Transits into Hormuz are expected to build gradually, subject to the security situation continuing to improve, and insurance premiums should ease in line with this. Freight premiums for transits into the Middle East Gulf (MEG), however, are likely to remain volatile. We have observed vessels increasingly positioning nearer to the MEG in recent weeks, particularly VLCCs and LR2s, the segments most dependent on MEG volumes, though it may take two to three months before vessel supply fully normalises.
On the oil supply side, the IEA is optimistic that Middle East crude production can recover swiftly as security normalises. Saudi Arabia and the UAE hold significant spare capacity and could lift output to offset slower recoveries in the likes of Iraq and Kuwait. With the UAE now free from OPEC quotas, the country may look to expand exports rapidly, while Saudi Arabia may continue to lean on Yanbu to limit any bottlenecks at its Gulf loading terminals. The OPEC+ quota policy remains uncertain, yet the group has already lifted quotas by nearly 800kbd between April and July.

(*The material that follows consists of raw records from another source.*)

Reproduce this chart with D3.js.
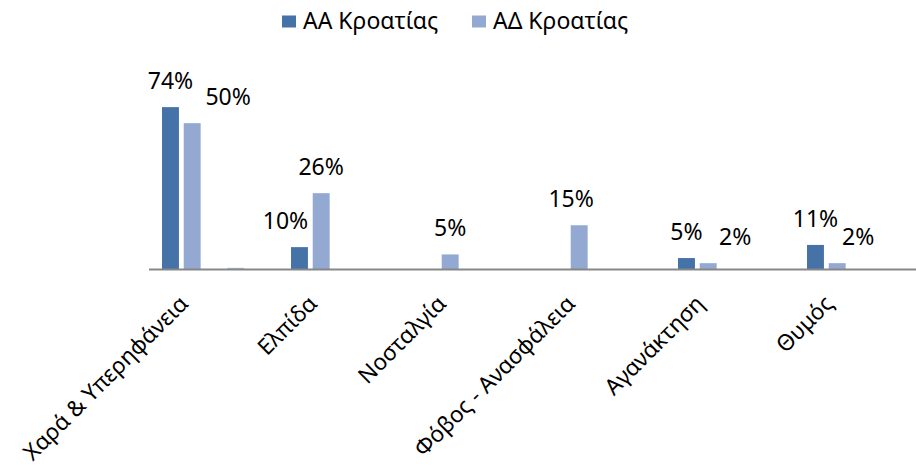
<!DOCTYPE html>
<html><head><meta charset="utf-8">
<script src="https://cdn.jsdelivr.net/npm/d3@7"></script>
<style>body{margin:0;background:#fff;}svg{display:block;font-family:"Noto Sans",sans-serif;}</style>
</head><body><svg id="c" width="916" height="472"></svg>
<script>
// data
const cats = ["Χαρά & Υπερηφάνεια","Ελπίδα","Νοσταλγία","Φόβος - Ανασφάλεια","Αγανάκτηση","Θυμός"];
const seriesNames = ["ΑΑ Κροατίας","ΑΔ Κροατίας"];
const aaValues = [74, 10, 0, 0, 5, 11];
const adValues = [50, 26, 5, 15, 2, 2];
const extraValues = [0.4, 0, 0, 0, 0, 0];
const aaLabels = ["74%","10%","","","5%","11%"];
const adLabels = ["50%","26%","5%","15%","2%","2%"];

// layout (not data)
const aaLabelDx = [0,-14,0,0,0,0];
const adLabelDx = [36,0,0,-8,27,21];
const colors = {aa:"#4572A7", ad:"#93A9D1", extra:"#A8BCD9"};
const FS = 23;

const svg = d3.select("#c");
const baseY = 269;
const x = d3.scaleBand().domain(cats).range([149, 923]);
const slot = d3.scaleBand().domain(["aa","ad","s3","extra","s5"]).range([13, 116.8]).paddingInner(0.22).paddingOuter(0);
const yAA = d3.scaleLinear().domain([0, 80]).range([baseY, baseY - 175]);
const yAD = d3.scaleLinear().domain([0, 60]).range([baseY, baseY - 175]);

function drawSeries(vals, key, scale, color){
  svg.append("g").selectAll("rect").data(vals.map((v,i)=>({v,c:cats[i]})).filter(d=>d.v>0))
    .join("rect")
    .attr("x", d => x(d.c) + slot(key))
    .attr("width", slot.bandwidth())
    .attr("y", d => scale(d.v))
    .attr("height", d => baseY - scale(d.v))
    .attr("fill", color);
}
drawSeries(aaValues, "aa", yAA, colors.aa);
drawSeries(adValues, "ad", yAD, colors.ad);
drawSeries(extraValues, "extra", yAD, colors.extra);

// axis line
const xAxis = d3.axisBottom(x).tickSize(0).tickFormat("");
const ax = svg.append("g").attr("transform", `translate(0,${baseY+0.5})`).call(xAxis);
ax.select(".domain").attr("stroke", "#878787").attr("stroke-width", 2).attr("d", "M149,0H923");

// category labels
svg.append("g").selectAll("text").data(cats).join("text")
  .attr("transform", d => `translate(${x(d) + x.bandwidth()/2 - 24},305) rotate(-45)`)
  .attr("text-anchor", "end")
  .attr("font-size", 22.5)
  .attr("fill", "#000")
  .text(d => d);

// value labels
function drawLabels(vals, labels, dxs, key, scale){
  svg.append("g").selectAll("text").data(vals.map((v,i)=>({v,i,c:cats[i],l:labels[i]})).filter(d=>d.l))
    .join("text")
    .attr("x", d => x(d.c) + slot(key) + slot.bandwidth()/2 + dxs[d.i])
    .attr("y", d => scale(d.v) - 18)
    .attr("text-anchor", "middle")
    .attr("font-size", FS)
    .attr("fill", "#000")
    .text(d => d.l);
}
drawLabels(aaValues, aaLabels, aaLabelDx, "aa", yAA);
drawLabels(adValues, adLabels, adLabelDx, "ad", yAD);

// legend
const legend = svg.append("g");
const legItems = [{n:seriesNames[0], c:colors.aa, x:282},{n:seriesNames[1], c:colors.ad, x:472}];
legItems.forEach(it => {
  legend.append("rect").attr("x", it.x).attr("y", 15.5).attr("width", 14).attr("height", 12).attr("fill", it.c);
  legend.append("text").attr("x", it.x + 21).attr("y", 28.5).attr("font-size", FS).attr("fill", "#000").text(it.n);
});
</script>
</body></html>
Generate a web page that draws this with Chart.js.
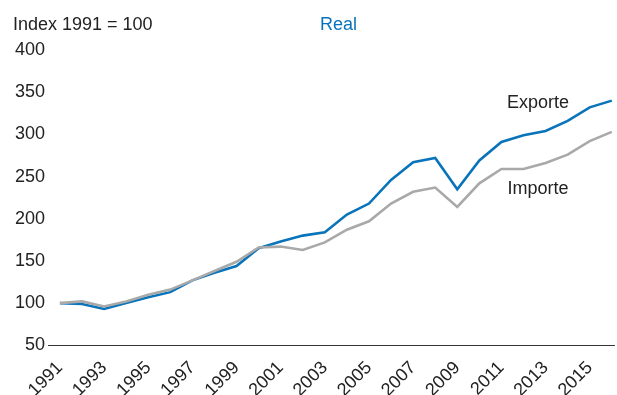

The recovery in products will lag behind. Damage to Middle East refineries means runs are unlikely to return to pre-war levels until 2027 at the earliest, while Asian refinery runs will only recover once feedstock supplies have substantially improved, likely in Q4 2026. Refiners may also find themselves competing with government stock building, and refinery exports may be constrained as operators seek to rebuild CPP inventories to normal levels or divert supplies into government storage. Seaborne CPP volumes are therefore unlikely to recover fully until later in 2027, lagging crude volumes considerably.
The US Treasury has reportedly already issued a waiver for exports of Iranian oil and products, valid until all sanctions facing Iran are lifted, yet no official confirmation has been published. It remains unclear, however, whether sanctions relief will be broad enough to allow mainstream buyers back into Iranian oil. Should sanctions be fully lifted, and the EU and UK follow suit, mainstream VLCCs and Suezmaxes in particular stand to benefit. With around 28% of the dark fleet currently engaged in Iranian trade, the prospects for those vessels would be further diminished, and asset prices for older tankers could come under pressure as revenue-generating opportunities narrow.
Overall, the deal appears fragile, and a return to hostilities cannot be ruled out. Israel has continued military operations in Lebanon, with Iran accusing it of violating the MOU terms 84 times since signing. Time will tell whether this marks the genuine beginning of the end, or merely another pause.